An Attorney Who Admits That His Head is (Often) in the Clouds
Steven K. DeWolf and his 1943 PT-17 open-cockpit biplane
Published in 2006 Texas Super Lawyers magazine
on September 12, 2006
Updated on April 6, 2017
The open air gets Steven K. DeWolf’s heart thumping and his entrepreneurial spirit pumping. DeWolf, co-founder and managing partner of Bellinger & DeWolf in Dallas, has embraced the vast, open areas of Texas as an investment opportunity — he has eight wind farms in various stages of development — and he takes to the skies above to pursue his favorite pastime, flying his 1943 PT-17 open-cockpit biplane.

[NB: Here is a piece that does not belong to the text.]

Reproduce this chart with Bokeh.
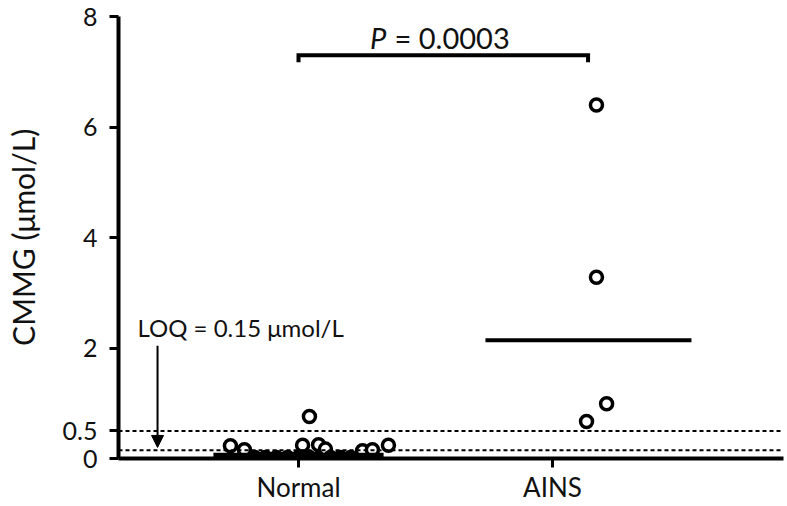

“There are lots of windy places in Texas,” he says matter-of-factly. As someone concerned enough about the country’s dependency on foreign oil before the current war in Iraq to write editorial commentaries about it, DeWolf became interested in wind farms when his father-in-law sent him an article on them.
“My wife was kind enough to let me spend some money to develop my first farm,” a 3,000-acre west Texas expanse that he has since sold, using the proceeds to develop three more farms. He currently has eight wind farms in various stages of development, two of which are scheduled to “go online” next spring.
His company, Wind*Tex Energy, uses the slogan “Not just hot air,” a phrase he finds especially fitting given his day job.
DeWolf, whose legal work includes everything from business disputes, personal injury and employment litigation to wind energy law, attended the United States Naval Academy where he says he would have been a pilot if he had the perfect eyesight required. He pursued his pilot’s license and eventually purchased the biplane that he flies in air shows today in homage to his father, who flew the same model as a colonel in the Air Force. Flying, he says, provides a great relief from work.
“There are a lot of gray areas in the legal profession. When you fly a plane, it’s precise. It’s all about staying in formation and keeping a certain altitude. I love the focus that it requires.”
An adventurer at heart, DeWolf ran with the bulls in Pamplona in 2004, climbed Mt. Fuji when he was living in Japan, and swam in a 2-and-a-half-mile race while vacationing in Maui.
“Every day is interesting. I’m very lucky,” he says.